Abstract
Machine learning (ML) has grown extensively in most industries, with learning models driving state of the art performance in a variety of tasks. The in-line inspection (ILI) industry is no exception: applications of machine learning techniques have provided promising results for a wide range of needs. Metal loss anomaly sizing, fitting classification, and identification of interacting threats have all benefited from different forms of learning models. The success of any learning model requires detailed attention at all stages of the process, as small nuances often manifest misleading results.
The ability of an ILI data analyst to accurately identify pipeline anomalies, most importantly anomalies that affect the integrity of a pipeline, is based on experience. Experience can be sub-divided into two categories, observations and truth, which allow a data analyst to identify patterns and make predictions. Supervised learning models mimic this process by using a mapped set of inputs (observations) to outputs (truth) to develop a mathematical function that can be applied to new examples. The input parameters, referred to as training data, are a vector of engineered features relating to the desired output. Like a data analyst’s experience, the quantity, quality and representation of the training data directly influence the performance of predictions made by the model.
Data curation, a process that includes the collection, analysis and labeling of data used to train the mathematical model, is critical and time-consuming. When curating data for the development of a supervised model, two main obstacles must be overcome. First, data from two measurement methods, for example, magnetic flux leakage (MFL) and in-the-ditch non-destructive examination (NDE), must be precisely correlated. Second, the training data must represent the population of future predictions and minimize coverage error by containing enough appropriate examples. Metal loss anomalies examined by NDE are correlated to the predicted geometries of interacting ILI signatures that do not always align one-to-one. The estimated position on the pipe is made from onboard ILI tool instruments and is subject to measurement accuracy. The small errors contained in each measurement method can make precisely matching the NDE measurements to the ILI measurements a tedious effort and minimizing the compounding errors requires diligence.

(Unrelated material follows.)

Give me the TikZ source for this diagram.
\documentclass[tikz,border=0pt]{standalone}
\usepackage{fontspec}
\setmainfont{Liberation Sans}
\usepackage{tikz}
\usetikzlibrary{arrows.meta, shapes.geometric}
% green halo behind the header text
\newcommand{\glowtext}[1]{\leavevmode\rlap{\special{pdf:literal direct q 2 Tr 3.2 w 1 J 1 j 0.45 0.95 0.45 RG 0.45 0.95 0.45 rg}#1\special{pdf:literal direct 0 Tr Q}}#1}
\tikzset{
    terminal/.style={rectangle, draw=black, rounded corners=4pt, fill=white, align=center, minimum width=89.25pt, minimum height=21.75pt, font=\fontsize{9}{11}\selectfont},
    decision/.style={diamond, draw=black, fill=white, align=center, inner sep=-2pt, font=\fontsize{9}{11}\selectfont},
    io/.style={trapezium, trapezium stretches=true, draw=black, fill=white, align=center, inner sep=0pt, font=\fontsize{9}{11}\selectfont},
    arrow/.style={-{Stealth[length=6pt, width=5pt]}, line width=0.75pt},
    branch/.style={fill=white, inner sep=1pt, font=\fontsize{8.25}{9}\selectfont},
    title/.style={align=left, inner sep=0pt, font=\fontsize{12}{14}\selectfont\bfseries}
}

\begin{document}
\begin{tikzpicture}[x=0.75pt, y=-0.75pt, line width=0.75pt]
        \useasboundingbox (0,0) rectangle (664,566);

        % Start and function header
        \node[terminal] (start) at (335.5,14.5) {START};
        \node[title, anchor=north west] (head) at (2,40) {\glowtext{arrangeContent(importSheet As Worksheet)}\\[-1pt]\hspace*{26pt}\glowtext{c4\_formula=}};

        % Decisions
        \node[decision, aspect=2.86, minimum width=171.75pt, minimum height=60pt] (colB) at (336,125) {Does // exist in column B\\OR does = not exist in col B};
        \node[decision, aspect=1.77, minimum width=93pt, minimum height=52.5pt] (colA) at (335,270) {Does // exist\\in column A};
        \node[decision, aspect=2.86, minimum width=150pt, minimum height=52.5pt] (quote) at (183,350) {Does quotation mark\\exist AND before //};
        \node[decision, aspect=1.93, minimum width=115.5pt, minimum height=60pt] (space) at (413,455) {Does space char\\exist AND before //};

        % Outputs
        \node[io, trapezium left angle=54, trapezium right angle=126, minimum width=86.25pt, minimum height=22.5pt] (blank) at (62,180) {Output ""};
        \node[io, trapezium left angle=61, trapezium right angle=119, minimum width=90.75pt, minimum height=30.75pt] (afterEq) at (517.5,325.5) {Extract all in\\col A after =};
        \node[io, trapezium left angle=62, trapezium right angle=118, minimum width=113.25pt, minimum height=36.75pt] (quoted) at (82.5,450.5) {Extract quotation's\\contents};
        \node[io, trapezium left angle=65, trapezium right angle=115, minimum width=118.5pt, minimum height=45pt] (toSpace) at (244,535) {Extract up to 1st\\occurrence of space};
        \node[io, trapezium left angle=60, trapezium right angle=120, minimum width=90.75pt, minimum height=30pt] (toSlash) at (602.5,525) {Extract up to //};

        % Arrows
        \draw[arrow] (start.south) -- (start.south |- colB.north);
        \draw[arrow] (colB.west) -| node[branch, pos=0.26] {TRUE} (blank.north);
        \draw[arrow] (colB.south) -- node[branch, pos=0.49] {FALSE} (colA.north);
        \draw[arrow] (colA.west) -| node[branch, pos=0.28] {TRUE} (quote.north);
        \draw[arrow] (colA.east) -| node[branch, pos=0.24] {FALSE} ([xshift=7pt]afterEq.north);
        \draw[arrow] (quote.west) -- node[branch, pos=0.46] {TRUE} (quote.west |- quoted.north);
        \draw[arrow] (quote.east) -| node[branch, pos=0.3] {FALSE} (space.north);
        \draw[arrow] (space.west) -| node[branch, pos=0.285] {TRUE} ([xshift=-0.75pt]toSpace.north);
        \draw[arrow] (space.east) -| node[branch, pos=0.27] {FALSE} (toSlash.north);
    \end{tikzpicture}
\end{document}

The one-to-many and direct-to-indirect measurement relationships between NDE and ILI make generalizing input features and labeling training data a challenging task. In addition to overcoming the difficulties associated with correlating and labeling training data, significant attention must also be given to the distribution of features being represented. This includes metal loss geometry as well as the engineered model input features. With dozens of dimensions included in the input vector of supervised learning models, representing the possible permutations can be overwhelming. Using NDE external laser scans to maximize training data and dimensionality reduction techniques can help, but do not remove all underlying contributions.
After curating, developing, and training a model, it is possible to assess the associated performance, but this should be approached with cautious optimism. To accomplish this, a general machine learning practice is to hold out a portion of the training data to test model predictions while an iterative development cycle refines the engineered features, model architecture and training process. Since no two pipelines or inspections are identical, validation against blind data is crucial. Although the standard training hold-out practice may make data appear to be blind, it often includes highly correlated features and the iterative development cycle may inadvertently lead to bias. Attention to the distribution of blind hold-out data helps verify the generalization of a model and more accurately represents future performance.
This paper describes the development of an ILI machine learning model at each stage of the process and contrasts the performance of correctly utilizing data in training and testing to that of incorrectly utilized data.